# [Reviews Page] New Publisher



## Morrus (Nov 20, 2002)

Just got some info about a new publisher.  I'll post it here for the moment, and update the reviews page when I get a moment; however, if any of the reviews page people see this before then, feel free to jump in ahead of me. 



> Just the other day, I released my company's first product, which is a pdf d20 System sourcebook titled Whispers of Death.  After giving the product a great review on rpgnow.com, a customer of mine also emailed me stating he wanted to write a review on d20reviews.com but was unable to find my company (Sundered Blade Games) on your list of publishers, and also sent me a link to a page that states "Product not here? If you know of a d20 product currently available, please let me know by emailing me at morrus@d20reviews.com. Please include all of the information shown for each product (name, publisher, pagecount, price, 'blurb', ISBN and a link to a cover image). "
> 
> So I am now emailing you to tell you of the new product out that at least one customer has found to be outstanding and would like to share his opinion with the d20 players community.  The information on the book is as follows:
> 
> ...


----------



## Turjan (Nov 21, 2002)

Apropos reviews page, I haven't been able to open any review the whole day long. It doesn't say "file not found", but the page just stays white. I'm not talking about the overview, but the product specific pages.


----------



## Crothian (Nov 21, 2002)

Turjan said:
			
		

> *Apropos reviews page, I haven't been able to open any review the whole day long. It doesn't say "file not found", but the page just stays white. I'm not talking about the overview, but the product specific pages. *




I too haven't been able to get to any reviews all day either.


----------



## Blacksway (Nov 21, 2002)

Is this still happening? I can't see anything wrong with it at my end? What browser+version/operating system are you using?

Ta


----------



## Blacksway (Nov 21, 2002)

I added this publisher and product.

(reviews still working fine for me, let me know if anyone is having the blank screen problem!)


----------



## Arnwyn (Nov 21, 2002)

I haven't been able to access the reviews for two days now. I can see the list of the last 30 reviewed, but when I click on the review, it just loads forever (ie. server doesn't reply).

IE 5.5, Windows NT.


----------



## Turjan (Nov 21, 2002)

It's okay now, whether you have done anything about it or not .

I'm using IE 6.0, Win98SE


----------



## Blacksway (Nov 21, 2002)

I did, 1 little line of code which shouldn't have made a blind bit of difference! Oh well, back to the drawing board on that one...
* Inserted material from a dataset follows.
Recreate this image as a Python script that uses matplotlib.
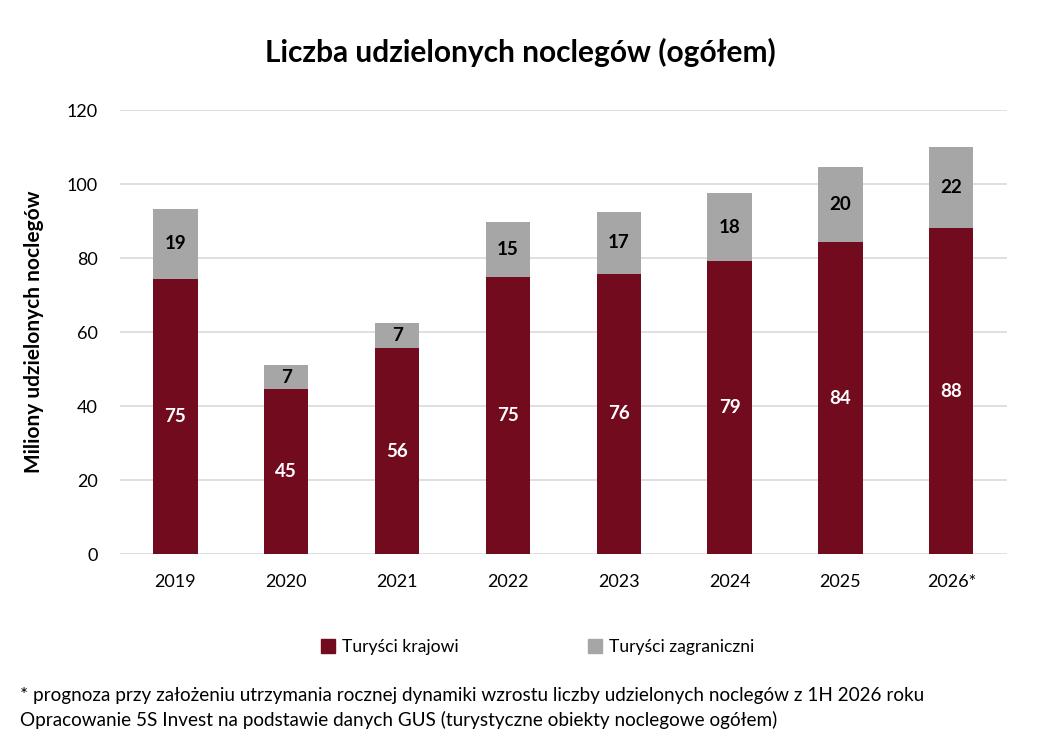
import matplotlib.pyplot as plt
import numpy as np
from matplotlib.patches import Patch

# dane (mln noclegów)
lata = ["2019", "2020", "2021", "2022", "2023", "2024", "2025", "2026*"]
krajowi = [74.5, 44.6, 55.6, 75.0, 75.8, 79.2, 84.3, 88.1]
zagraniczni = [18.7, 6.5, 7.0, 14.7, 16.8, 18.3, 20.3, 21.9]
etykiety_krajowi = ["75", "45", "56", "75", "76", "79", "84", "88"]
etykiety_zagraniczni = ["19", "7", "7", "15", "17", "18", "20", "22"]

kolor_krajowi = "#720B1E"
kolor_zagraniczni = "#A6A6A6"

plt.rcParams['font.family'] = ['Lato', 'DejaVu Sans']

fig = plt.figure(figsize=(10.4, 7.49), dpi=100)
ax = fig.add_axes([0.1154, 0.26, 0.8526, 0.593])

x = np.arange(len(lata))
b1 = ax.bar(x, krajowi, width=0.4, color=kolor_krajowi, zorder=2)
b2 = ax.bar(x, zagraniczni, width=0.4, bottom=krajowi, color=kolor_zagraniczni, zorder=2)

ax.bar_label(b1, labels=etykiety_krajowi, label_type='center', color='white',
             fontsize=13.5, fontweight='bold')
ax.bar_label(b2, labels=etykiety_zagraniczni, label_type='center', color='black',
             fontsize=13.5, fontweight='bold')

ax.set_xlim(-0.5, len(lata) - 0.5)
ax.set_ylim(0, 120)
ax.set_yticks(range(0, 121, 20))
ax.set_xticks(x)
ax.set_xticklabels(lata)
ax.grid(axis='y', color='#D9D9D9', linewidth=1.2, zorder=0)
for s in ax.spines.values():
    s.set_visible(False)
ax.tick_params(axis='both', length=0, labelsize=13, colors='black')
ax.tick_params(axis='y', pad=16)
ax.tick_params(axis='x', pad=14)

ax.set_ylabel("Miliony udzielonych noclegów", fontsize=15, fontweight='bold', labelpad=16)

fig.text(0.5, 0.93, "Liczba udzielonych noclegów (ogółem)", ha='center', va='center',
         fontsize=21.5, fontweight='bold')

uchwyty = [Patch(color=kolor_krajowi, label="Turyści krajowi"),
           Patch(color=kolor_zagraniczni, label="Turyści zagraniczni")]
fig.legend(handles=uchwyty, loc='center', bbox_to_anchor=(0.517, 0.136), ncol=2,
           frameon=False, fontsize=12.6, handlelength=0.8, handleheight=0.8,
           handletextpad=0.4, columnspacing=7.4)

fig.text(0.019, 0.072, "* prognoza przy założeniu utrzymania rocznej dynamiki wzrostu liczby "
         "udzielonych noclegów z 1H 2026 roku", ha='left', va='center', fontsize=13.6)
fig.text(0.019, 0.039, "Opracowanie 5S Invest na podstawie danych GUS (turystyczne obiekty "
         "noclegowe ogółem)", ha='left', va='center', fontsize=13.6)

fig.savefig("out.png", dpi=100)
Can others who where having problems confirm that this is now fixed?


----------



## Crothian (Nov 21, 2002)

Works great for me, thanks, you are a miracle worker


----------



## Arnwyn (Nov 21, 2002)

Works for me now! Thanks!


----------



## Cheiromancer (Nov 21, 2002)

I'm trying to post a review for Whispers of Death, but the publisher list says that it hasn't been released yet.

And Sundered Blade games doesn't appear in the pull-down menu you use to select the product you wish to review.


----------



## Blacksway (Nov 22, 2002)

ok, fixed that. I hadn't put a release date in so it thought it wasn't available.


----------